The collards turned out to be a large serving that was, to my profound dismay, vegetarian. No side meat. Murray agreed. The raw onion helped my collards a lot, and the hot pepper sauce helped more. It ended up being satisfactory and, since I was with family, I drank the pot likker from the styrofoam container. Aah! Hint: if they ask you if you want something with your food, say, “Sure!”, and perhaps ask for “a lot.”
The lima beans turned out to be a soupy mixture of all sorts of beans cooked with ham. Or they may have misunderstood me (there was a bit of a language/mask barrier to communication) and given me an astonishingly thick bean soup. How was it? Just think for a moment about soupy beans cooked with ham. Finished? It was absolutely delicious. Sensational. And, again, it was a generous serving.

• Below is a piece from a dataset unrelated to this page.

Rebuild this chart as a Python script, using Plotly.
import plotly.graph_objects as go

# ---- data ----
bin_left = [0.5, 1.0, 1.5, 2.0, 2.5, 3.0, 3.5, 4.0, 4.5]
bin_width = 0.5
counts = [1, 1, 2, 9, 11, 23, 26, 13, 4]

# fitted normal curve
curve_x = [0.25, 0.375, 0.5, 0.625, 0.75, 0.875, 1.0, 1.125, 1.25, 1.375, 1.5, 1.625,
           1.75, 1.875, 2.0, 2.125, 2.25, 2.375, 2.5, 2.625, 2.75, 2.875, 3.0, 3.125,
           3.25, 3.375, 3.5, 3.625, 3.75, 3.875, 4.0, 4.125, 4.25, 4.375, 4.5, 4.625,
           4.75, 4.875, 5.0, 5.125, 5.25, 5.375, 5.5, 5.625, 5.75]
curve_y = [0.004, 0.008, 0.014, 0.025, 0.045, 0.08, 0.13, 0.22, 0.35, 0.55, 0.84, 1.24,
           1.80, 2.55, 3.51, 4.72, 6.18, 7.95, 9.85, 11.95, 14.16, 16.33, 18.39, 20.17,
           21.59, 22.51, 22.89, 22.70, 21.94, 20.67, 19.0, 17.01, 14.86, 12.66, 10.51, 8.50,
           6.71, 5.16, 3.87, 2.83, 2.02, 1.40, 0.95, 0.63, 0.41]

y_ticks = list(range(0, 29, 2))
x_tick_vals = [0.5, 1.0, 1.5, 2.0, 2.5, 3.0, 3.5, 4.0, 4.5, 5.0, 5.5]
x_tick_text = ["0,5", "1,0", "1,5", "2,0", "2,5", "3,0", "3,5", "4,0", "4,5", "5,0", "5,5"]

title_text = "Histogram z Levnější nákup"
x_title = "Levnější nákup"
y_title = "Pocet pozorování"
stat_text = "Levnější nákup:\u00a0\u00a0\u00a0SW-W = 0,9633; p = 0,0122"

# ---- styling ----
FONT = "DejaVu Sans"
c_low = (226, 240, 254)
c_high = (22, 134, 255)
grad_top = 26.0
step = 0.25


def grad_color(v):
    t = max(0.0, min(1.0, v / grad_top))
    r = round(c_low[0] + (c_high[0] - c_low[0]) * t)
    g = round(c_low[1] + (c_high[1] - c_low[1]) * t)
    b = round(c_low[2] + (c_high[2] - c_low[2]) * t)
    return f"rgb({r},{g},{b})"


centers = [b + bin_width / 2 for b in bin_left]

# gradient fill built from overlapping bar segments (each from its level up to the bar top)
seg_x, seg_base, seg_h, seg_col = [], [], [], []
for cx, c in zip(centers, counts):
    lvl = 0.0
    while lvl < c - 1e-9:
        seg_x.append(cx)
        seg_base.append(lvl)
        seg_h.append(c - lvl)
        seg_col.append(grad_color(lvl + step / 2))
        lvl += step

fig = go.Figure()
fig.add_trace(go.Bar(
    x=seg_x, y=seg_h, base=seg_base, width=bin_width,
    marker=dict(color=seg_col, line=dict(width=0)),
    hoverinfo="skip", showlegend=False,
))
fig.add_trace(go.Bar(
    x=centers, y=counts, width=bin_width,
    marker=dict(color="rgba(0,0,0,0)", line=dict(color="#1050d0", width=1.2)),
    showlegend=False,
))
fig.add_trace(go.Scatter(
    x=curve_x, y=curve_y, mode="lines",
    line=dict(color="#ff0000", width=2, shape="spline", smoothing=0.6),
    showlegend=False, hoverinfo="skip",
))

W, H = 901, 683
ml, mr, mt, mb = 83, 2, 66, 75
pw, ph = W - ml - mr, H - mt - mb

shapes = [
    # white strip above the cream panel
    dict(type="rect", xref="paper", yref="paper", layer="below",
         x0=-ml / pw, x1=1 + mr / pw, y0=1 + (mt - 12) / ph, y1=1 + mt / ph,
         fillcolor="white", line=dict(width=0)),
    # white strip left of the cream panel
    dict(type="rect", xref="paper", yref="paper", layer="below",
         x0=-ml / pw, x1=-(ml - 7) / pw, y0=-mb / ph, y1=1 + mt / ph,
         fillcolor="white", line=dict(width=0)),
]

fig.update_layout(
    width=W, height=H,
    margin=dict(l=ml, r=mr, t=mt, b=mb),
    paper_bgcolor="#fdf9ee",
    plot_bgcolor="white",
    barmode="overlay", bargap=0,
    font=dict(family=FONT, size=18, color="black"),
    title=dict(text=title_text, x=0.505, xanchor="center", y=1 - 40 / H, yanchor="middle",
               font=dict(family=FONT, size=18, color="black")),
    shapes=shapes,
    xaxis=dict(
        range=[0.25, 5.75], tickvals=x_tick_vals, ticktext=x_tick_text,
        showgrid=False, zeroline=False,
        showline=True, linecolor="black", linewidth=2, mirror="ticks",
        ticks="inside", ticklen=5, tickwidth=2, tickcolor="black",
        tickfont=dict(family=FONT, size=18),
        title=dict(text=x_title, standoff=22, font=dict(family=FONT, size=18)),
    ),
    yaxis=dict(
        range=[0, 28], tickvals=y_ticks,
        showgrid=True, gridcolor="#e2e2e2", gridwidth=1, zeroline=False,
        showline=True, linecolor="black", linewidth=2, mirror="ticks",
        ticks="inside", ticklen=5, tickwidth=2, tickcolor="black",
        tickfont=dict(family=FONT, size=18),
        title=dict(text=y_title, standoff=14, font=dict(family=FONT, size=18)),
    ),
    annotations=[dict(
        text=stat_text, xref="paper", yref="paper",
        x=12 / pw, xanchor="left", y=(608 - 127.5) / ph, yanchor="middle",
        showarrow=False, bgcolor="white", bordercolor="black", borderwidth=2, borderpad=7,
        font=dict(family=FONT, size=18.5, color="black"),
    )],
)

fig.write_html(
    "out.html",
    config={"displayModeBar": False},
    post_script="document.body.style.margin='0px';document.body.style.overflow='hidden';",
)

My sandwich cost $4. Really. Here in the land of $20 cheeseburgers and $15 ham and cheese sandwiches, I had found a great sandwich for $4. Even at Bub and Pop’s, a half sandwich (more than enough for one person) is $10, not that either Murray or I has ever ordered a half sandwich there. I think the sides at Blue and White may have been $3. These days, with lots of good people out of work or on short wages, the prices at the Blue and White truly temper the wind to the shorn lamb. God bless them.
It’s a shame that the Blue and White has no seating. It’s the sort of place where blue collar and white collar workers could sit down together. Such places are all too rare here in Washington, where wealth inequality is extreme.
Murray and I agreed that we have to go back soon to try the pork chop sandwich, and to explore the rest of the menu. I can’t wait.